Bisnis.com, JAKARTA — Sebanyak 1 juta ton stok garam rakyat kualitas unggulan (KW 1) terancam turun kualitas seiring dengan rendahnya serapan dari industri hilir. Tekanan terhadap harga komoditas itu pun kian meningkat.
Ketua Asosiasi Pengusaha Garam Rakyat Indonesia (APGRI) Jakfar Sodikin mengatakan bahwa hingga pertengahan November 2019, produksi garam rakyat mencapai 2,08 juta ton.
“Kira-kira 50%, 1-jutaan [ton terancam] rusak, bisa turun kualitas jadi KW 2. KW 2 bisa turun sekitar 30%,” katanya kepada Bisnis, Rabu (20/11/2019).
Dia menambahkan, saat ini banyak petambak yang tidak lagi memproduksi garam.
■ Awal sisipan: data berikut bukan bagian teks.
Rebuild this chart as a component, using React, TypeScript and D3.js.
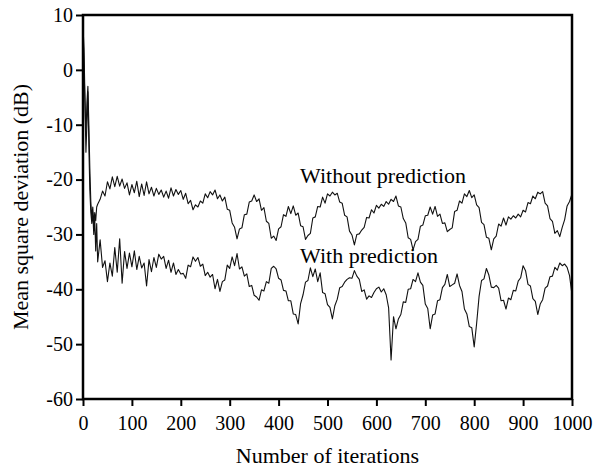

Alasannya, harga garam yang belum juga naik dari kisaran Rp450 per kilogram (kg) untuk KW 1, Rp300 per kg untuk KW2, dan Rp150 per kg.
“Tambak sudah ditinggal. [Petambak] malas produksi,” ujar Jakfar.
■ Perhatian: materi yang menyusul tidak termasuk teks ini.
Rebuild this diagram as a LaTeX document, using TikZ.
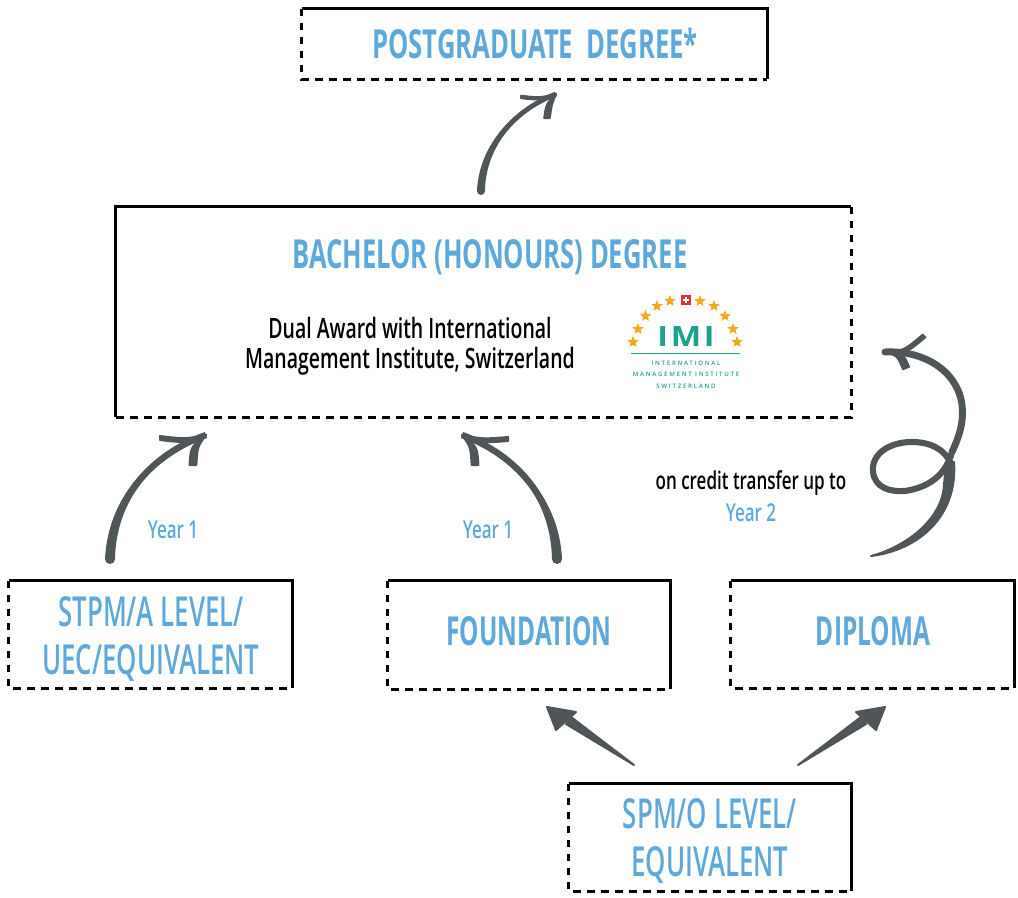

Padahal, menurut Jakfar, harga minimum untuk garam kualitas terbaik atau KW1 harusnya bisa mencapai Rp1.000 per kg. Oleh karena itu, diperkirakan hingga akhir tahun, produksi garam rakyat stagnan di kisaran 2,08 juta ton.
Senada, Direktur Utama PT Garam (Persero) Budi Sasongko mengeluhkan rendahnya harga garam nasional yang jatuh ke level Rp400 rupiah per kilogram.
“Pengusaha garam termasuk PT Garam ini terpuruk sepanjang sejarah. Sekarang di titik nadir, harga garam itu di Jawa Timur hanya Rp400 per kilogram di sentra produksi,” kata Budi.
Dari laporan Direktorat Jenderal Pengelolaan Ruang Laut Kementerian Kelautan dan Perikanan, saat ini produksi garam nasional sebanyak 2,1 juta ton. PT Garam sendiri katanya sudah memproduksi hampir 400.000 ton.